In Kitsap County on the western side of Puget Sound, the public health district is in the middle of the pack when it comes to funding. Nevertheless, for the past five to six years, local government has not increased funding except to keep up with personnel costs, said Keith Grellner, administrator of the district. "We have to compete with every other county department and local special purpose district for funding every year," he said. "We all compete."
Grellner has pulled nearly everyone from their normal duties to help with contact tracing of COVID-19. But the result is it's taking eyes off other issues. In the past three months, for example, Kitsap has seen a worrying increase in sexually transmitted disease transmission, Grellner said.
In Grant County, Adkinson said the district adds to its funding with outside grants. But that money is so inflexible, she may end up with unspent dollars over the coming months that can’t be used for COVID-19 response.
Despite the progress against the pandemic in Washington, models continue to show enormous risk of an outbreak that could dwarf the first round of infections. A tenet of controlling future outbreaks is tracking the virus as certain parts of the economy reopen. Doing so necessitates a coordinated effort across the state, public health experts say.
"We could be doing a great job here. but then if our neighboring counties outside of this region are not doing well, it will eventually come back and affect us," Dr. Anthony Chen, director of health with the Tacoma-Pierce County Health Department, said in a recent call with reporters.
Ketchel of the Washington State Public Health Association compared it to a chain in which each link is not equally strong.
Inslee has promised to hire 1,500 disease investigators to be spread across the state. For the areas with less of a public health presence, he pledged "disproportionate state assets."
The state also set aside $200 million in emergency COVID-19 response funds, some of which went to local health jurisdictions. Grellner with the Kitsap agency said the district saw $309,000 in April as part of that package. It was welcome, but his district had already spent $326,000 the previous month on COVID-19 response, so that infusion essentially covered its deficit.
"Now we're spending money that there is no promise for reimbursement yet," he said.
Grellner said the district may get up to $400,000 from the federal government, but without more infusion, it will go into debt. That makes him worried about what the district will do if the virus returns with force.
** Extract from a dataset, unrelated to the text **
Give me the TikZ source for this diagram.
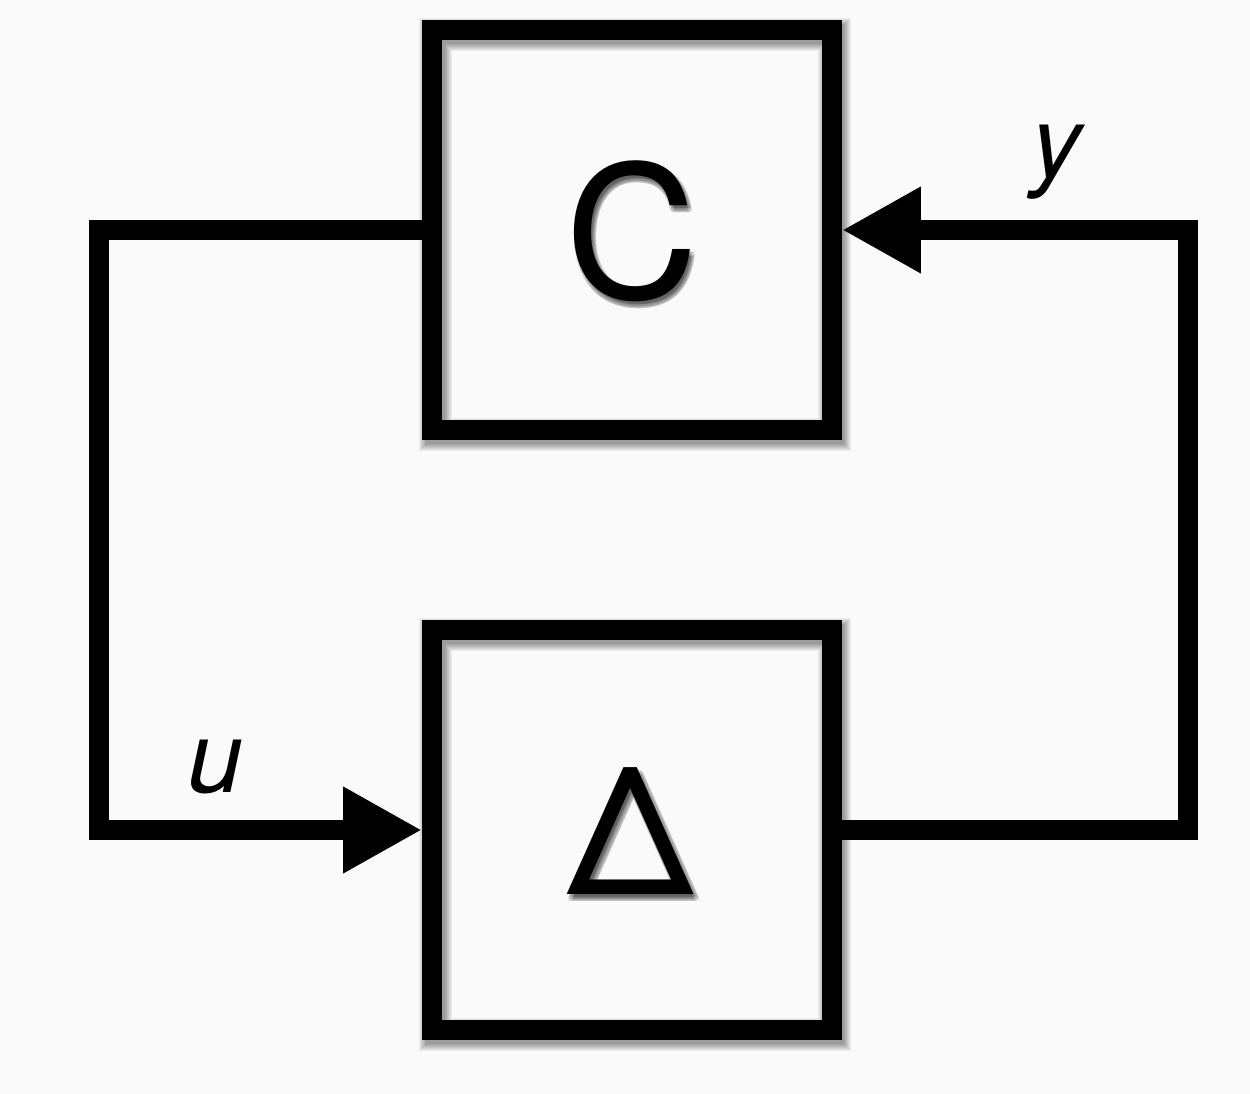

"We may not get money to backfill all the money we're already spending, which means we're going into deficit mode, which means we'll have less people," he said. "So it's not a great outlook right now, unfortunately, if we get hit with COVID again."
‘Overwhelmed’
When Woodbury came to Asotin County in 2011, he had 13 employees. Today, he's down to six, including himself. They don't have a communicable disease expert. There used to be nurses on staff, but they've been let go, and the programs they administered, including immunization, have evaporated.
Resources are so thin that Woodbury was forced to become certified to conduct septic inspections; state law says someone has to be and there was no one else but him.
"We don't have the presence in our community that we would like to have," he said. "We play an important role in our community, but because we're so limited on what we can do, we have fewer and fewer programs and less and less influence."
Woodbury will sometimes spend days tracing a case. He devotes hours on the phone with elected officials, angry construction managers, medical professionals and those who may just be learning they're COVID positive. He has applications waiting for an environmental health inspector, but he hasn't had the time to review them. He was recently served a lawsuit by a man whom Woodbury had barred from distributing home-processed game meat at a food bank. His work days now are never less than 10 hours, but routinely run to 15.
"It's overwhelming," he said. "It's important work and I'm energized to do it, but there's no way I could keep this up."